The example of what has happened to some indigenous groups in North America such as the Winnemem Wintu (see article by Kingston) substantiates my view that cultural genocide should fit within the definition of genocide. Cultural genocide affects these tribes as their culture and identity are stripped away over time and destroyed, though they may not suffer physical harm. The Winnemem Wintu are federally unrecognized (Kingston, p 70) by the US government and so are unprotected. Of the 14,000 Winnemem Wintu people only 123 remain (Kingston, p 70). They have continually lost land from the 1800s onwards (Kingston, p 70) and their cultural life as they know it is being decimated in front of their eyes. Their very means of life have been restricted through fishing bans, using plants for medicine and loss of ceremonial grounds (Kingston, p 70). The definition of genocide clearly does not safeguard indigenous people even though the loss of culture to them is just as devastating as loss of life (Kingston, p 72; see also this video). The UN Declaration of Rights for Indigenous People offers protection now, but it has taken over 60 years to reach this point and in that time indigenous people suffered detrimentally. I argue that culture can be seen as a fundamental human right. Yet, although this shows progress with regard to cultural issues, in no way does it criminalize the behaviour against indigenous people which means that there is still no international platform to criminalize cultural genocide.

This picture displays the shocking difference before and after a child was forced into school (Source: here.)
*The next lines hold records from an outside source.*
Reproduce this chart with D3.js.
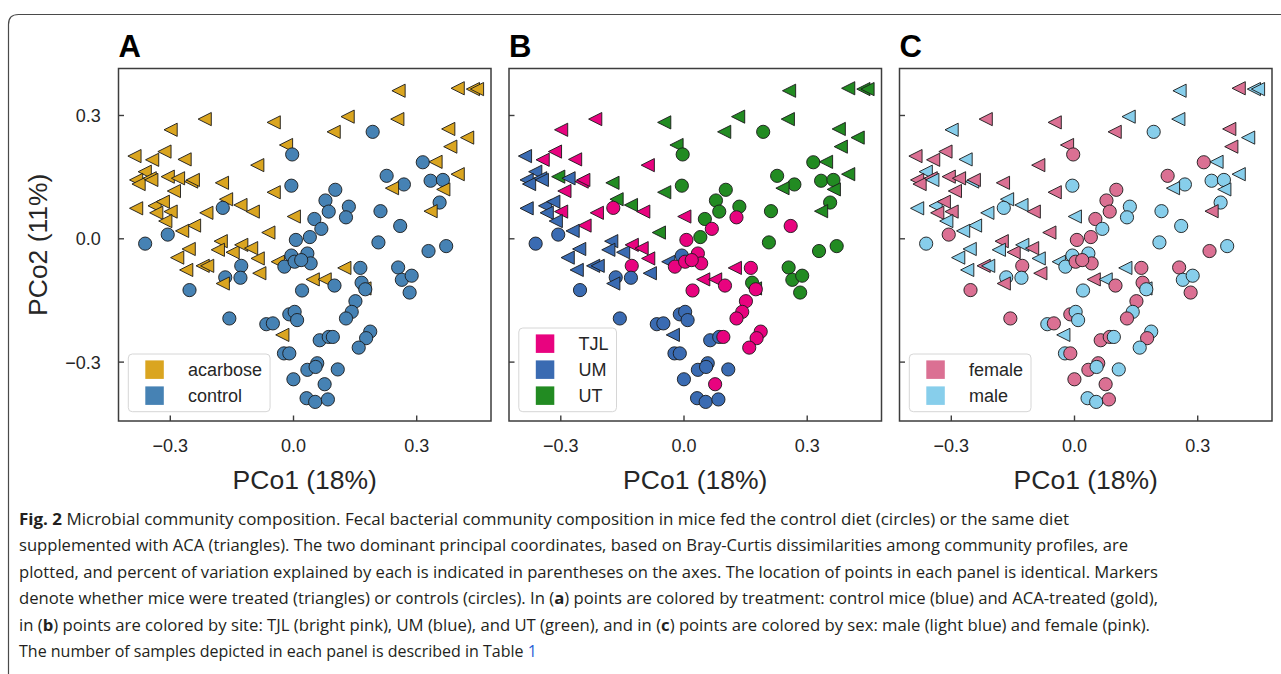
<!DOCTYPE html>
<html><head><meta charset="utf-8">
<script src="https://cdn.jsdelivr.net/npm/d3@7"></script>
<style>body{margin:0;background:#fff}</style>
</head><body>
<svg id="c" width="1281" height="674"></svg>
<script>
// ---------- data ----------
const treatmentCats = ["acarbose", "control"];
const siteCats = ["TJL", "UM", "UT"];
const sexCats = ["female", "male"];
const xTicks = [-0.3, 0.0, 0.3];
const yTicks = [-0.3, 0.0, 0.3];
const tickLabels = ["\u22120.3", "0.0", "0.3"];
const panelLetters = ["A", "B", "C"];
const xLabel = "PCo1 (18%)";
const yLabel = "PCo2 (11%)";

const pc1 = [-0.215,-0.298,-0.047,-0.017,-0.002,-0.386,-0.313,-0.343,-0.264,-0.087,
-0.361,-0.382,-0.376,-0.349,-0.345,-0.305,-0.280,-0.248,-0.244,-0.173,
-0.004,-0.290,-0.047,-0.382,-0.337,-0.317,-0.333,-0.298,-0.163,-0.171,
-0.128,-0.098,-0.211,0.002,-0.311,-0.241,-0.270,-0.305,-0.360,-0.060,
0.007,0.041,0.257,0.401,0.438,0.448,0.133,0.254,0.099,0.194,
0.378,0.424,0.383,0.316,0.347,0.228,0.270,0.241,0.335,0.365,
0.366,0.401,0.357,0.335,0.103,0.079,0.087,0.136,0.129,0.052,
0.069,0.213,0.261,0.208,0.330,0.373,-0.254,-0.282,-0.260,-0.220,
-0.209,-0.176,-0.183,-0.147,-0.126,-0.102,-0.086,-0.126,-0.165,-0.171,
-0.128,-0.082,-0.252,-0.037,-0.004,-0.021,0.004,0.035,0.022,-0.155,
-0.065,-0.049,-0.009,0.004,0.010,-0.026,-0.022,-0.009,0.001,0.035,
0.033,0.043,0.020,0.125,0.164,0.048,0.077,0.101,0.174,0.167,
0.176,0.256,0.265,0.289,0.284,0.152,0.143,0.129,0.188,0.178,
0.160,0.065,0.087,0.097,0.059,0.055,0.109,0.077,0.054,0.085];

const pc2 = [0.290,0.264,0.282,0.227,0.204,0.200,0.211,0.191,0.192,0.178,
0.162,0.142,0.132,0.146,0.142,0.150,0.146,0.138,0.142,0.135,
0.128,0.115,0.112,0.073,0.079,0.089,0.062,0.065,0.095,0.074,
0.081,0.065,0.062,0.053,0.042,0.031,0.018,0.009,-0.013,0.014,
-0.004,0.003,0.359,0.365,0.363,0.363,0.296,0.290,0.259,0.259,
0.266,0.245,0.223,0.185,0.186,0.152,0.131,0.122,0.140,0.142,
0.119,0.156,0.087,0.066,0.118,0.092,0.065,0.077,0.051,0.047,
0.023,0.066,0.030,-0.010,-0.031,-0.019,-0.026,-0.047,-0.077,-0.067,
-0.067,-0.007,-0.028,-0.034,-0.016,-0.024,-0.049,-0.067,-0.095,-0.110,
-0.096,-0.085,-0.126,-0.057,-0.042,-0.069,-0.057,-0.037,-0.127,-0.195,
-0.209,-0.207,-0.185,-0.179,-0.199,-0.235,-0.280,-0.280,-0.343,-0.320,
-0.389,-0.061,-0.053,-0.072,-0.072,-0.100,-0.100,-0.115,-0.122,-0.108,
-0.124,-0.071,-0.101,-0.091,-0.132,-0.153,-0.179,-0.195,-0.227,-0.243,
-0.266,-0.248,-0.240,-0.240,-0.304,-0.313,-0.319,-0.355,-0.398,-0.392];

// 0 = acarbose (triangle), 1 = control (circle)
const treatment = [0,0,0,0,1,0,0,0,0,0, 0,0,0,0,0,0,0,0,0,0,
1,0,0,0,0,0,0,0,0,1, 0,0,0,0,0,0,0,1,1,0,
1,1,0,0,0,0,0,0,0,1, 0,0,0,1,0,1,1,0,1,1,
0,0,1,0,1,1,1,1,1,1, 1,1,1,1,1,1,0,0,0,0,
0,0,0,0,0,0,0,1,1,0, 1,0,1,0,1,1,1,1,1,1,
1,1,1,1,1,0,1,1,1,1, 1,1,1,0,1,0,0,1,0,1,
1,1,1,1,1,1,1,1,1,1, 1,1,1,1,1,1,1,1,1,1];

// 0 = TJL, 1 = UM, 2 = UT
const site = [0,0,2,2,2,1,0,0,0,0, 1,1,1,1,1,2,1,0,0,2,
2,0,2,1,1,1,1,0,2,0, 2,0,0,0,1,0,1,1,1,2,
0,2,2,2,2,2,2,2,2,2, 2,2,2,2,2,2,2,2,2,2,
2,2,2,2,2,2,2,2,0,2, 0,2,0,2,2,2,1,1,1,1,
1,1,1,1,0,0,0,0,1,1, 1,1,1,1,1,0,0,0,0,1,
1,1,1,1,1,1,1,1,1,1, 1,0,0,0,0,0,0,0,2,2,
0,2,2,2,2,0,0,0,0,0, 0,1,1,0,1,1,1,0,1,1];

// 0 = female, 1 = male
const sex = [0,1,0,0,0,0,0,0,1,0, 1,0,0,0,1,0,0,1,0,0,
1,0,0,1,1,0,0,0,1,1, 1,0,1,1,1,1,1,0,1,0,
0,0,1,0,1,1,1,1,0,1, 0,1,0,0,1,0,1,1,1,1,
1,1,1,0,0,0,0,1,1,0, 1,1,1,1,0,1,1,1,1,0,
1,0,1,0,1,0,1,0,1,0, 1,0,0,1,1,1,0,1,1,0,
1,0,0,1,1,1,1,0,0,0, 1,0,0,1,0,0,1,0,1,0,
1,0,1,1,0,0,1,0,1,0, 1,0,0,1,0,1,1,0,1,0];

const captionLines = [
  [["Fig. 2", "b"], [" Microbial community composition. Fecal bacterial community composition in mice fed the control diet (circles) or the same diet", ""]],
  [["supplemented with ACA (triangles). The two dominant principal coordinates, based on Bray-Curtis dissimilarities among community profiles, are", ""]],
  [["plotted, and percent of variation explained by each is indicated in parentheses on the axes. The location of points in each panel is identical. Markers", ""]],
  [["denote whether mice were treated (triangles) or controls (circles). In (", ""], ["a", "b"], [") points are colored by treatment: control mice (blue) and ACA-treated (gold),", ""]],
  [["in (", ""], ["b", "b"], [") points are colored by site: TJL (bright pink), UM (blue), and UT (green), and in (", ""], ["c", "b"], [") points are colored by sex: male (light blue) and female (pink).", ""]],
  [["The number of samples depicted in each panel is described in Table ", ""], ["1", "l"]]
];
const captionWidths = [1050, 1109, 1139, 1139, 1131, null];

// ---------- layout ----------
const svg = d3.select("#c");
const W = 1281, H = 674;
const panelX = [118.5, 509, 899.5], panelY = 68.5, panelW = 372.5, panelH = 352.5;
const FONT = "'Liberation Sans', Arial, Helvetica, sans-serif";
const txt = "#262626";

// border
svg.append("path")
  .attr("d", `M8.5,${H} L8.5,24.5 Q8.5,14.5 18.5,14.5 L${W},14.5`)
  .attr("fill", "none").attr("stroke", "#4a4a4a").attr("stroke-width", 1.2);

const x = d3.scaleLinear().domain([-0.4249, 0.4821]).range([0, panelW]);
const y = d3.scaleLinear().domain([-0.4445, 0.4131]).range([panelH, 0]);

const palettes = [
  { cats: treatmentCats, key: treatment, colors: ["#DAA520", "#4682B4"] },
  { cats: siteCats, key: site, colors: ["#E8037F", "#3A6BB2", "#228B22"] },
  { cats: sexCats, key: sex, colors: ["#DB7093", "#87CEEB"] }
];

const data = pc1.map((v, i) => ({ x: v, y: pc2[i], t: treatment[i], s: site[i], g: sex[i], k: i }));
const S = 6.6;
const triPath = `M${-S},0L${S},${-S}L${S},${S}Z`;

palettes.forEach((pal, p) => {
  const g = svg.append("g").attr("transform", `translate(${panelX[p]},${panelY})`);

  // points
  const pts = g.append("g");
  data.forEach(d => {
    const col = pal.colors[pal.key[d.k]];
    if (d.t === 0) {
      pts.append("path").attr("d", triPath)
        .attr("transform", `translate(${x(d.x)},${y(d.y)})`)
        .attr("fill", col).attr("stroke", "#1a1a1a").attr("stroke-width", 0.9);
    } else {
      pts.append("circle").attr("cx", x(d.x)).attr("cy", y(d.y)).attr("r", S)
        .attr("fill", col).attr("stroke", "#1a1a1a").attr("stroke-width", 0.9);
    }
  });

  // axes
  const xa = g.append("g").attr("transform", `translate(0,${panelH})`)
    .call(d3.axisBottom(x).tickValues(xTicks).tickSize(-5.5).tickFormat((d, i) => tickLabels[i]));
  xa.select(".domain").remove();
  xa.selectAll("line").attr("stroke", "#3d3d3d").attr("stroke-width", 1.4);
  xa.selectAll("text").attr("y", 30.7).attr("dy", null)
    .attr("font-family", FONT).attr("font-size", 18).attr("fill", txt);

  const ya = g.append("g")
    .call(d3.axisLeft(y).tickValues(yTicks).tickSize(-5.5).tickFormat((d, i) => p === 0 ? tickLabels[i] : ""));
  ya.select(".domain").remove();
  ya.selectAll("line").attr("stroke", "#3d3d3d").attr("stroke-width", 1.4);
  ya.selectAll("text").attr("x", -17.8).attr("dy", "0.37em")
    .attr("font-family", FONT).attr("font-size", 18).attr("fill", txt);

  // frame
  g.append("rect").attr("width", panelW).attr("height", panelH)
    .attr("fill", "none").attr("stroke", "#3d3d3d").attr("stroke-width", 1.5);

  // panel letter
  g.append("text").attr("x", 0).attr("y", -11.5).text(panelLetters[p])
    .attr("font-family", FONT).attr("font-weight", "bold").attr("font-size", 31).attr("fill", "#000");

  // x label
  g.append("text").attr("x", panelW / 2).attr("y", 488.5 - panelY).attr("text-anchor", "middle")
    .attr("font-family", FONT).attr("font-size", 26.5).attr("fill", txt).text(xLabel);

  // legend
  const n = pal.cats.length;
  const lg = g.append("g").attr("transform", `translate(9.8,${panelH - 9.3 - (26 * n + 5.7)})`);
  const box = lg.append("rect").attr("rx", 4).attr("ry", 4)
    .attr("height", 26 * n + 5.7).attr("fill", "#fff").attr("fill-opacity", 0.8)
    .attr("stroke", "#d6d6d6").attr("stroke-width", 1);
  let maxW = 0;
  pal.cats.forEach((c, i) => {
    const cy = 15.6 + 26 * i;
    lg.append("rect").attr("x", 17).attr("y", cy - 9.2).attr("width", 18.5).attr("height", 18.5)
      .attr("fill", pal.colors[i]);
    const t = lg.append("text").attr("x", 59.7).attr("y", cy + 6)
      .attr("font-family", FONT).attr("font-size", 18).attr("fill", txt).text(c);
    maxW = Math.max(maxW, t.node().getComputedTextLength());
  });
  box.attr("width", 59.7 + maxW + 8);
});

// y label
svg.append("text").attr("transform", `translate(47,${panelY + panelH / 2}) rotate(-90)`)
  .attr("text-anchor", "middle").attr("font-family", FONT).attr("font-size", 26.5)
  .attr("fill", txt).text(yLabel);

// caption
const CF = "'Open Sans', 'Noto Sans', sans-serif";
captionLines.forEach((parts, i) => {
  const t = svg.append("text").attr("x", 19).attr("y", 525 + 26.4 * i)
    .attr("font-family", CF).attr("font-size", 16).attr("fill", "#231f20");
  parts.forEach(([s, st]) => {
    const ts = t.append("tspan").text(s);
    if (st === "b") ts.attr("font-weight", "bold");
    if (st === "l") ts.attr("fill", "#2a5fd6");
  });
  if (captionWidths[i]) {
    t.attr("textLength", captionWidths[i]).attr("lengthAdjust", "spacingAndGlyphs");
  }
});
</script>
</body></html>
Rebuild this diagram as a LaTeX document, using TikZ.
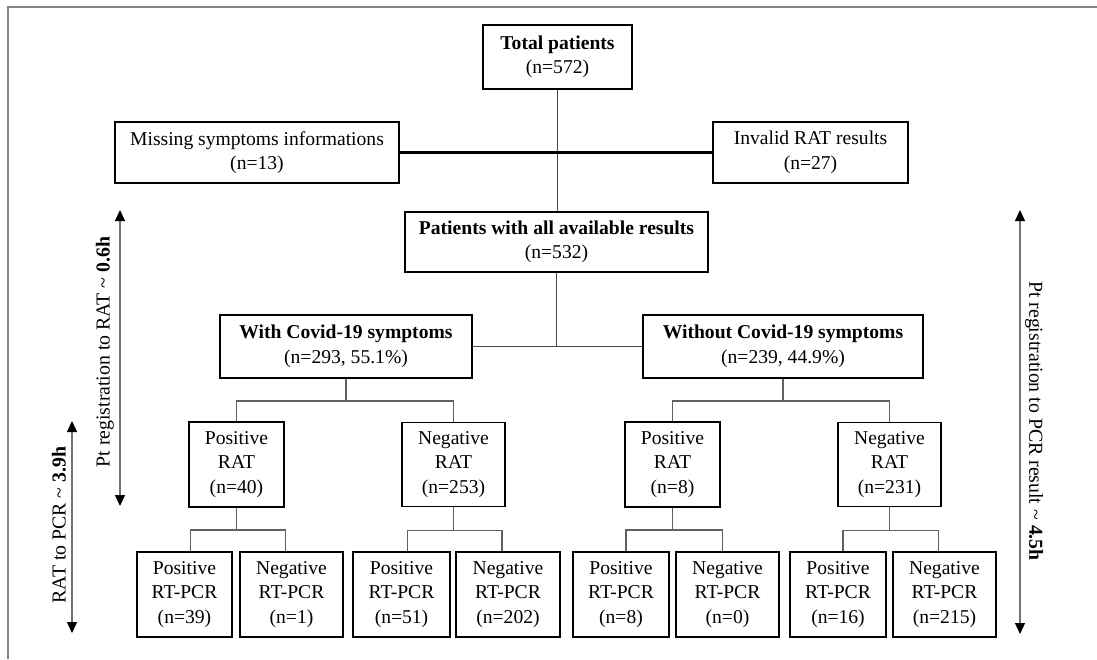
\documentclass[tikz,border=0pt]{standalone}
\usepackage{fontspec}
\setmainfont{Liberation Serif}
\usetikzlibrary{arrows.meta}
\begin{document}
\begin{tikzpicture}[x=1pt,y=-1pt,
  box/.style={draw=black, line width=1.9pt, align=center, inner sep=0pt,
    font=\fontsize{19.6}{24.5}\selectfont},
  conn/.style={draw=black!62, line width=1.1pt},
  mainconn/.style={draw=black!72, line width=1.1pt},
  thickconn/.style={draw=black, line width=2.1pt},
  lab/.style={inner sep=0pt, font=\fontsize{19.8}{24.5}\selectfont},
  timearrow/.style={draw=black!55, line width=1.1pt,
    {Triangle[width=10pt,length=11pt,color=black,fill=black]}-{Triangle[width=10pt,length=11pt,color=black,fill=black]}},
  framel/.style={draw=black!48, line width=1.5pt}]
\useasboundingbox (0,0) rectangle (1097,659);
\draw[framel] (8,659) -- (8,7) -- (1097,7);

% boxes
\node[box, minimum width=149pt, minimum height=64pt] (total) at (557.5,57) {\textbf{Total patients}\\(n=572)};
\node[box, minimum width=284pt, minimum height=61pt] (missing) at (257,152.5) {Missing symptoms informations\\(n=13)};
\node[box, minimum width=195pt, minimum height=61pt] (invalid) at (810.5,152.5) {Invalid RAT results\\(n=27)};
\node[box, minimum width=303pt, minimum height=60pt] (patients) at (556.5,242) {\textbf{Patients with all available results}\\(n=532)};
\node[box, minimum width=252pt, minimum height=63pt] (withc) at (346,346.5) {\textbf{With Covid-19 symptoms}\\(n=293, 55.1\%)};
\node[box, minimum width=280pt, minimum height=63pt] (without) at (783,346.5) {\textbf{Without Covid-19 symptoms}\\(n=239, 44.9\%)};

\node[box, minimum width=95pt, minimum height=85pt] (posrat1) at (236.5,464.5) {Positive\\RAT\\(n=40)};
\node[box, minimum width=103pt, minimum height=84pt] (negrat1) at (453.5,464.5) {Negative\\RAT\\(n=253)};
\node[box, minimum width=95pt, minimum height=85pt] (posrat2) at (672.5,464.5) {Positive\\RAT\\(n=8)};
\node[box, minimum width=103pt, minimum height=84pt] (negrat2) at (889.5,464.5) {Negative\\RAT\\(n=231)};

\node[box, minimum width=95pt, minimum height=85pt] (l1) at (184.5,594.5) {Positive\\RT-PCR\\(n=39)};
\node[box, minimum width=103pt, minimum height=85pt] (l2) at (291.5,594.5) {Negative\\RT-PCR\\(n=1)};
\node[box, minimum width=97pt, minimum height=85pt] (l3) at (401.5,594.5) {Positive\\RT-PCR\\(n=51)};
\node[box, minimum width=104pt, minimum height=85pt] (l4) at (508,594.5) {Negative\\RT-PCR\\(n=202)};
\node[box, minimum width=96pt, minimum height=85pt] (l5) at (621,594.5) {Positive\\RT-PCR\\(n=8)};
\node[box, minimum width=103pt, minimum height=85pt] (l6) at (727.5,594.5) {Negative\\RT-PCR\\(n=0)};
\node[box, minimum width=96pt, minimum height=85pt] (l7) at (838,594.5) {Positive\\RT-PCR\\(n=16)};
\node[box, minimum width=103pt, minimum height=85pt] (l8) at (944.5,594.5) {Negative\\RT-PCR\\(n=215)};

% top connectors
\draw[mainconn] (total.south) -- (total.south |- patients.north);
\draw[thickconn] (missing.east) -- (invalid.west);
\draw[mainconn] (patients.south) -- (patients.south |- withc.east);
\draw[mainconn] (withc.east) -- (without.west);

% tree connectors
\path (withc.south) ++(0,22) coordinate (wj);
\draw[conn] (withc.south) -- (wj);
\draw[conn] (posrat1.north) |- (wj) -| (negrat1.north);
\path (without.south) ++(0,22) coordinate (woj);
\draw[conn] (without.south) -- (woj);
\draw[conn] (posrat2.north) |- (woj) -| (negrat2.north);

\path (posrat1.south) ++(0,22) coordinate (p1j);
\draw[conn] (posrat1.south) -- (p1j);
\draw[conn] ([xshift=6pt]l1.north) |- (p1j) -| ([xshift=-6pt]l2.north);
\path (negrat1.south) ++(0,23) coordinate (n1j);
\draw[conn] (negrat1.south) -- (n1j);
\draw[conn] ([xshift=6pt]l3.north) |- (n1j) -| ([xshift=-6pt]l4.north);
\path (posrat2.south) ++(0,22) coordinate (p2j);
\draw[conn] (posrat2.south) -- (p2j);
\draw[conn] ([xshift=5pt]l5.north) |- (p2j) -| ([xshift=-5pt]l6.north);
\path (negrat2.south) ++(0,23) coordinate (n2j);
\draw[conn] (negrat2.south) -- (n2j);
\draw[conn] ([xshift=5pt]l7.north) |- (n2j) -| ([xshift=-6pt]l8.north);

% time arrows
\coordinate (a1t) at (120,210);
\coordinate (a1b) at (120,506);
\coordinate (a2t) at (72,421);
\coordinate (a2b) at (72,633);
\coordinate (a3t) at (1020,210);
\coordinate (a3b) at (1020,634);
\draw[timearrow] (a1t) -- (a1b);
\draw[timearrow] (a2t) -- (a2b);
\draw[timearrow] (a3t) -- (a3b);
\node[lab, rotate=90] (t1) at (105,352) {Pt registration to RAT \textasciitilde{} \textbf{0.6h}};
\node[lab, rotate=90] (t2) at (59,525) {RAT to PCR \textasciitilde{} \textbf{3.9h}};
\node[lab, rotate=-90] (t3) at (1034,421) {Pt registration to PCR result \textasciitilde{} \textbf{4.5h}};
\end{tikzpicture}
\end{document}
A case which reaffirms my opinion is Prosecutor v Krstic as it dealt with the genocide of Muslim men and boys in the safe area of Srebrenica (see video). It is interesting to note that the ICTY opened the discussion of cultural genocide stating that ‘[t]he destruction of culture may serve evidentially to confirm an intent, to be gathered from other circumstances, to destroy the group, as such (para 53). So, it is taken that cultural destruction satisfies the test of dolus specialis needed to fulfil the mens rea of genocide. Judge Shahabuddeen dissenting acknowledged, ‘it is not convincing to say that the destruction, though effectively obliterating the group, is not genocide because the obliteration was not physical or biological’ (para 50). So, referring back to the Winnemem Wintu, although they have not physically or biologically suffered, it does not mean that they have not suffered through other means. The Winnemem Wintu have suffered through losing their culture due to the construction of a dam on their historic and sacred land. This undoubtedly reinforces the claim that cultural genocide can be recognised via case-law despite not being expressly included in the statute of an international criminal tribunal.

(Source: here.)

Overall, I truly support the idea that it is possible for cultural genocide to be included in the definition of genocide as stipulated in the ICC Statute. As discussed, originally, a much broader definition of genocide was drawn up that included cultural genocide; however, this was excluded, thereby leaving indigenous people unprotected for decades. This has had a knock-on effect in the case law which, although making obvious references to cultural issues in relation to genocide, does not recognise ‘cultural genocide’ as a crime as such.